Expect to be quizzed about your relationship with your family, and especially your mother. Now, the tricky part is that no Italian woman wants to share her boyfriend or husband with any other woman, including his mother.
But if you show that you disrespect your mother, your Italian girl could lose interest in you very quickly.
You need to establish is that you care for your mother, but she doesn’t dominate your life in the same way that Italian mothers dominate the lives of their sons.
Oh, and if you ever make the mistake of disrespecting her family (especially her parents), just pack your bags and leave. It’s unlikely she’ll ever forgive you, even if her parents were at fault.
Trick 8: Never Mention Your Ex
This should go without saying, but bringing up your ex-girlfriend with a current girlfriend is always a terrible idea. It’s as dangerous territory to be in as being asked how many sexual partners you had in the past.
No sane man will ever answer that question honestly unless he can count his previous sexual partners on less than three fingers.
Italian women are inquisitive by nature though, so she may ask to see a photograph of an ex-girlfriend. Do yourself a favor and erase any pictures of ex-girlfriends from your phone and social media accounts.
Because no matter how beautiful your Italian girlfriend is she will constantly compare herself to your ex-girlfriend, and you will then have an ongoing fight on your hands.
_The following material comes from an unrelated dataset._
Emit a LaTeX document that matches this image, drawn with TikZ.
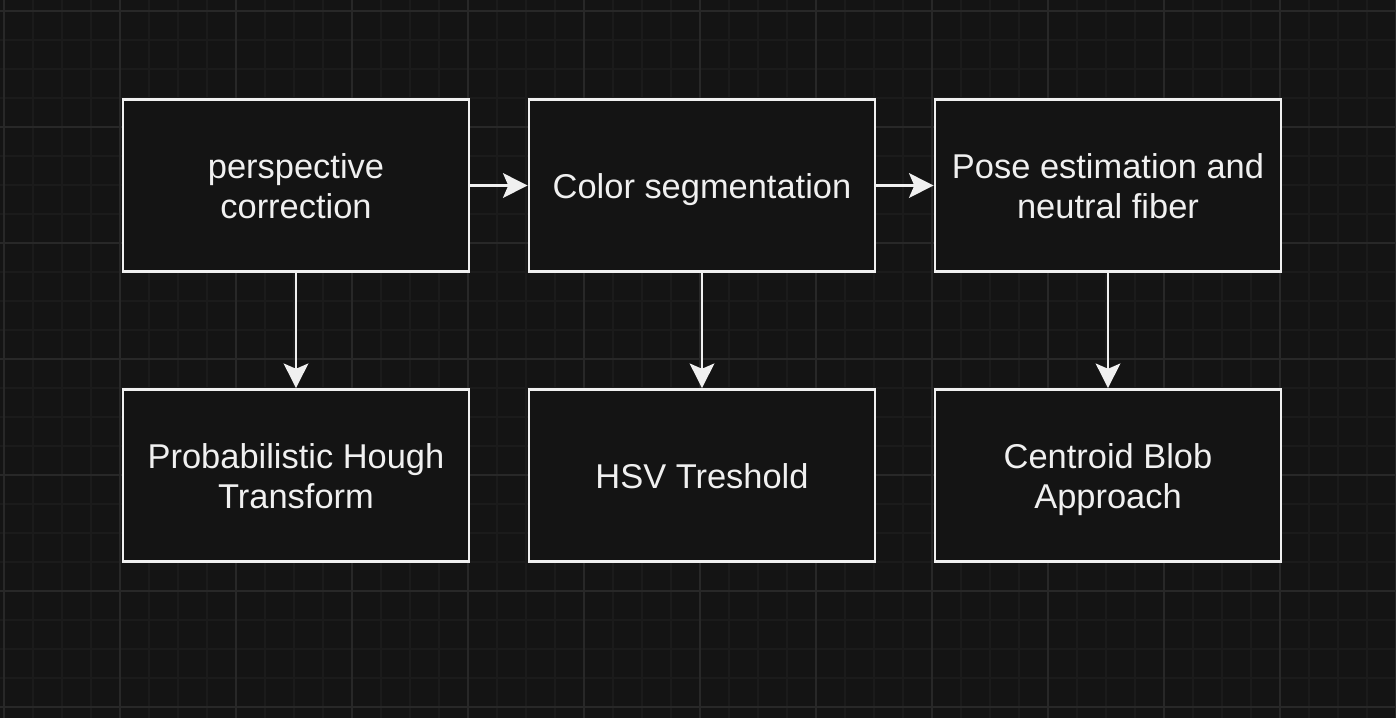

Do whatever it takes to deflect conversations about previous girlfriends or sexual partners if they’re brought up by your Italian girlfriend. It’s just not worth the arguments that you most definitely will have over it.
Best Italian Dating Sites
Italy has a good solid online dating scene that makes it easy to find an interesting girl. Now, if you are young you might just try Tinder. It is huge and has a lot of members in Italy. Badoo is another dating app that has a slew of Italian members.
But for an older foreign man, those might not be the best choices.
First, you might consider Meetic.it. It is a very strong site in Italy. It is owned by the same people who own Match.com, so it has all of the bells and whistles that the best dating sites have. The drawback is that the site is in Italian so you will have to speak the language to use it.
If you are looking for a free site you should really sign up for Plenty of Fish. It is the largest free dating site in the world and has literally millions of members.
Plan a Date in Rome
But whichever dating site you decide to use don’t start trying to meet Italian girls until you already have your trip planned. If not, it is more than likely that the women are not going to take you seriously.
But if you meet girls online and tell them you want to meet them in three weeks at the Orange Garden or one of the other amazingly romantic spots in Rome. That will really shock Italian girls who are so used to mamma’s boys who expect women to dote on them.
Take this approach and you will enjoy crossing the Rubicon.
These “tricks” would count as nothing more than common sense in most developed countries. But Italy’s own peculiar set of traditions have created a situation that makes it a great place to start your global dating adventure.
Most men tend not to think of Italians as “foreign women”, probably because they’re busy looking for “mail order brides” in locations they consider to be exotic e.g. Thailand, and China.
But Italian women are far more exotic than you might ever have imagine and you might find that you truly fit into the culture better than you ever hoped for.
If you come have some Italian ancestors, even if doesn’t go any further than a lot of great cooking and rooting for any athlete with a vowel at the end of his or her name, you might find that you really feel at home in Tuscany.
And there is no way your grandma is going to object to a good Catholic girl from Milan, so if you are worrying what your family thinks about international dating Italy might be perfect for you.